Since no request-grant process is required, random access is highly suitable for scenarios involving short and bursty data packets. In S-IoT, Zhen et al. [25] studied the reliable design and detection of random access preamble to enhance the access efficiency in low earth orbit (LEO) scenarios. Random access typically adopts the ALOHA method. The basic concept of random access involves sending data regardless of whether there is a data collision; if a failed transmission occurs, the packet will be retransmitted later after a period of time has elapsed.

2.3.1. Traditional Random Access

Pure ALOHA (P-ALOHA) was one of the first random access schemes to be proposed. In P-ALOHA, each user sends data immediately after generating it. If a data collision occurs, the user waits for a randomly selected period of time before resending the data to avoid subsequent collision. The maximum throughput of P-ALOHA is only 0.18 [26].

In order to improve the throughput of P-ALOHA, slotted ALOHA (S-ALOHA) [26] was proposed. Unlike P-ALOHA, S-ALOHA divides time into a series of slots, such that data is transmitted in standardized slots. After users generate data, they need to wait until the beginning of the next slot before sending it. S-ALOHA eliminates the problem of head-tail collision in P-ALOHA, thereby reducing the probability of data collision, and its maximum throughput can reach 0.36.

When a user needs to send a long packet, if it is sent via P-ALOHA or S-ALOHA, the process of data collision and retransmission will result in a large transmission delay for this packet. Reservation ALOHA (R-ALOHA) [27] was accordingly proposed to improve long packet transmission performance. In R-ALOHA, when a user needs to send a long packet, they apply for a series of slots from the satellite and send a batch of data. Obviously, R-ALOHA is not suitable for short packet transmission, as the process of applying for slots introduces significant signaling overhead; if packets are very short, this will cause serious resource wastage. Although these traditional random access schemes are simple to implement, their throughput is relatively low due to the high probability of data collision.

2.3.2. Improved Random Access

In order to further improve the throughput of random access, researchers have made a number of improvements to traditional random access schemes. Some representative improved schemes are introduced below.

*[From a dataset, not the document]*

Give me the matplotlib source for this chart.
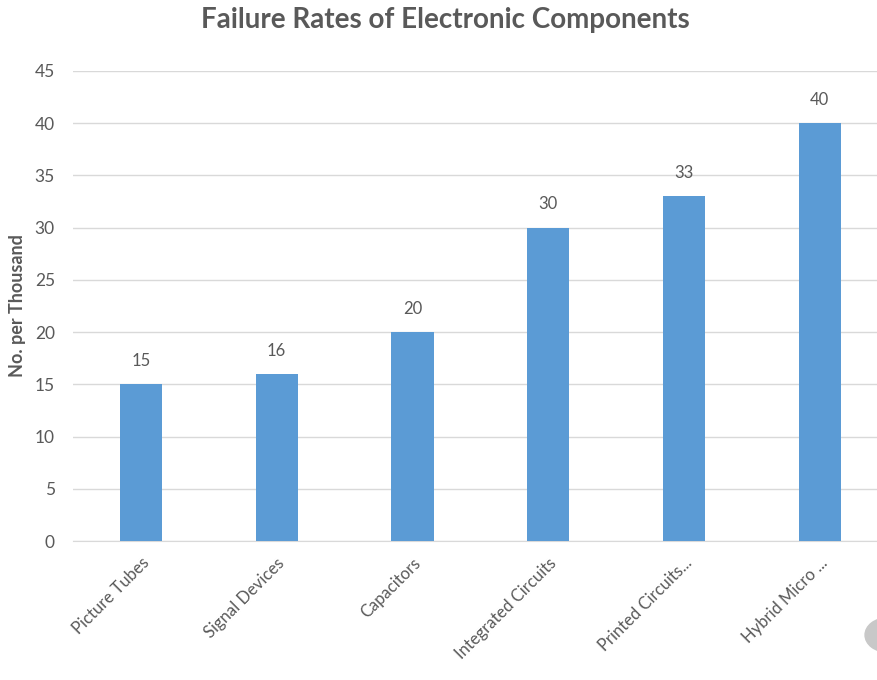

Diversity slotted ALOHA (DSA) [28] is an improved version of S-ALOHA. After sending a packet, the user randomly waits for some slots within a frame, then sends the packet again; in this way, the number of transmissions is boosted to increase the probability of successful packet reception. Since increasing the number of transmissions also increases the probability of data collision, however, the throughput improvement of DSA is not obvious.

In contention resolution diversity slotted ALOHA (CRDSA) [11], every packet is sent twice in different slots of a frame; i.e., every packet is represented by two replicas in a frame. The receiver uses SIC technology to decode the data. More specifically, in a round of iteration, the receiver first decodes the packets in the slots without collisions, then deletes the replicas of these packets transmitted in other slots to eliminate interference. The receiver repeats this process until either no new packets can be decoded or the upper limit of the number of iterations is reached. It should be noted that when SIC technology is used in random access, all packets without collisions can be decoded in one iteration, instead of all packets sent by one user. Therefore, the implementation complexity of SIC will not rapidly increase as the number of users increases. Due to the full utilization of the colliding packets through SIC technology, CRDSA can significantly increase throughput, with a maximum throughput of around 0.52.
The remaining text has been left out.